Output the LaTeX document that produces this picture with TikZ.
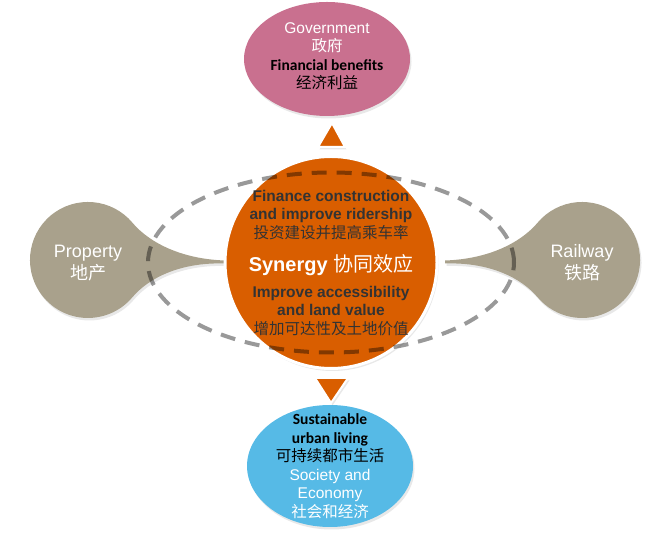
\documentclass[tikz,border=0pt]{standalone}
\usepackage{fontspec}
\setmainfont{Liberation Sans}
\newfontfamily\calibri{Carlito}
\newfontfamily\cjk{Noto Sans CJK SC}
\usetikzlibrary{shapes.geometric,shadows}

\definecolor{govpink}{RGB}{201,112,143}
\definecolor{synorange}{RGB}{217,94,0}
\definecolor{teargray}{RGB}{169,161,140}
\definecolor{livblue}{RGB}{86,186,230}
\definecolor{txtdark}{RGB}{51,51,51}

\tikzset{
	softshadow/.style={drop shadow={opacity=0.18, shadow xshift=1.5pt, shadow yshift=-2.5pt}},
	bubble/.style={ellipse, inner sep=0pt, softshadow},
	tear/.style={fill=teargray, softshadow},
	marker/.style={fill=synorange, draw=white, line width=2pt, line join=miter, softshadow},
	ringdash/.style={draw=black, draw opacity=0.4, line width=4pt, dash pattern=on 15pt off 10pt},
	txt/.style={align=center, inner sep=0pt, font=\fontsize{15.5}{18.5}\selectfont},
}

\begin{document}
\begin{tikzpicture}[x=1pt, y=1pt]
\useasboundingbox (0,0) rectangle (671,537);

% property and railway drops
\foreach \s in {1,-1} {
	\begin{scope}[shift={(335,0)}, xscale=\s]
		\path[tear] (-110,276.5) .. controls (-155,278) and (-186.5,295.2) .. (-202.6,314.3)
			arc[start angle=40, end angle=320, radius=58]
			.. controls (-186.5,258.8) and (-155,275) .. (-110,273.5) -- cycle;
	\end{scope}
}

% three bubbles
\node[bubble, fill=govpink, minimum width=166pt, minimum height=114pt] (gov) at (327,478) {};
\node[bubble, fill=livblue, minimum width=166pt, minimum height=122pt] (liv) at (330,71) {};
\node[circle, fill=synorange, draw=white, line width=3pt, minimum size=212pt, inner sep=0pt, softshadow] (hub) at (331,274.5) {};

% arrows up and down
\path[marker] (332,414) -- (345,390) -- (318,390) -- cycle;
\path[marker] (315,159) -- (348,159) -- (331,134) -- cycle;

% dashed ring
\draw[ringdash] (hub.center) ellipse [x radius=183, y radius=90];

% texts
\node[txt] (govtxt) at (gov.center) [yshift=3pt] {{\color{white}Government}\\{\color{white}\cjk 政府}\\{\calibri\bfseries Financial benefits}\\{\cjk 经济利益}};
\node[txt, text=txtdark, font=\fontsize{15.5}{18.5}\selectfont\bfseries] (fintxt) at (331,322) {Finance construction\\and improve ridership\\{\cjk\mdseries 投资建设并提高乘车率}};
\node[text=white, inner sep=0pt, font=\fontsize{20}{24}\selectfont\bfseries] (syn) at (331,272) {Synergy {\cjk\mdseries 协同效应}};
\node[txt, text=txtdark, font=\fontsize{15.5}{18.5}\selectfont\bfseries] (acctxt) at (331,226) {Improve accessibility\\and land value\\{\cjk\mdseries 增加可达性及土地价值}};
\node[txt] (livtxt) at (liv.center) {{\calibri\bfseries Sustainable}\\{\calibri\bfseries urban living}\\{\cjk 可持续都市生活}\\{\color{white}Society and}\\{\color{white}Economy}\\{\color{white}\cjk 社会和经济}};
\node[txt, text=white, font=\fontsize{18}{22}\selectfont] (proptxt) at (88,274) {Property\\{\cjk 地产}};
\node[txt, text=white, font=\fontsize{18}{22}\selectfont] (railtxt) at (582,274) {Railway\\{\cjk 铁路}};

\end{tikzpicture}
\end{document}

· · · · · · ·

YOUR OBJECTIVE:
Leave out the pictures and retype every line above exactly.

SOLUTION:
Output the LaTeX document that produces this picture with TikZ.
\documentclass[tikz,border=0pt]{standalone}
\usepackage{fontspec}
\setmainfont{Liberation Sans}
\newfontfamily\calibri{Carlito}
\newfontfamily\cjk{Noto Sans CJK SC}
\usetikzlibrary{shapes.geometric,shadows}

\definecolor{govpink}{RGB}{201,112,143}
\definecolor{synorange}{RGB}{217,94,0}
\definecolor{teargray}{RGB}{169,161,140}
\definecolor{livblue}{RGB}{86,186,230}
\definecolor{txtdark}{RGB}{51,51,51}

\tikzset{
	softshadow/.style={drop shadow={opacity=0.18, shadow xshift=1.5pt, shadow yshift=-2.5pt}},
	bubble/.style={ellipse, inner sep=0pt, softshadow},
	tear/.style={fill=teargray, softshadow},
	marker/.style={fill=synorange, draw=white, line width=2pt, line join=miter, softshadow},
	ringdash/.style={draw=black, draw opacity=0.4, line width=4pt, dash pattern=on 15pt off 10pt},
	txt/.style={align=center, inner sep=0pt, font=\fontsize{15.5}{18.5}\selectfont},
}

\begin{document}
\begin{tikzpicture}[x=1pt, y=1pt]
\useasboundingbox (0,0) rectangle (671,537);

% property and railway drops
\foreach \s in {1,-1} {
	\begin{scope}[shift={(335,0)}, xscale=\s]
		\path[tear] (-110,276.5) .. controls (-155,278) and (-186.5,295.2) .. (-202.6,314.3)
			arc[start angle=40, end angle=320, radius=58]
			.. controls (-186.5,258.8) and (-155,275) .. (-110,273.5) -- cycle;
	\end{scope}
}

% three bubbles
\node[bubble, fill=govpink, minimum width=166pt, minimum height=114pt] (gov) at (327,478) {};
\node[bubble, fill=livblue, minimum width=166pt, minimum height=122pt] (liv) at (330,71) {};
\node[circle, fill=synorange, draw=white, line width=3pt, minimum size=212pt, inner sep=0pt, softshadow] (hub) at (331,274.5) {};

% arrows up and down
\path[marker] (332,414) -- (345,390) -- (318,390) -- cycle;
\path[marker] (315,159) -- (348,159) -- (331,134) -- cycle;

% dashed ring
\draw[ringdash] (hub.center) ellipse [x radius=183, y radius=90];

% texts
\node[txt] (govtxt) at (gov.center) [yshift=3pt] {{\color{white}Government}\\{\color{white}\cjk 政府}\\{\calibri\bfseries Financial benefits}\\{\cjk 经济利益}};
\node[txt, text=txtdark, font=\fontsize{15.5}{18.5}\selectfont\bfseries] (fintxt) at (331,322) {Finance construction\\and improve ridership\\{\cjk\mdseries 投资建设并提高乘车率}};
\node[text=white, inner sep=0pt, font=\fontsize{20}{24}\selectfont\bfseries] (syn) at (331,272) {Synergy {\cjk\mdseries 协同效应}};
\node[txt, text=txtdark, font=\fontsize{15.5}{18.5}\selectfont\bfseries] (acctxt) at (331,226) {Improve accessibility\\and land value\\{\cjk\mdseries 增加可达性及土地价值}};
\node[txt] (livtxt) at (liv.center) {{\calibri\bfseries Sustainable}\\{\calibri\bfseries urban living}\\{\cjk 可持续都市生活}\\{\color{white}Society and}\\{\color{white}Economy}\\{\color{white}\cjk 社会和经济}};
\node[txt, text=white, font=\fontsize{18}{22}\selectfont] (proptxt) at (88,274) {Property\\{\cjk 地产}};
\node[txt, text=white, font=\fontsize{18}{22}\selectfont] (railtxt) at (582,274) {Railway\\{\cjk 铁路}};

\end{tikzpicture}
\end{document}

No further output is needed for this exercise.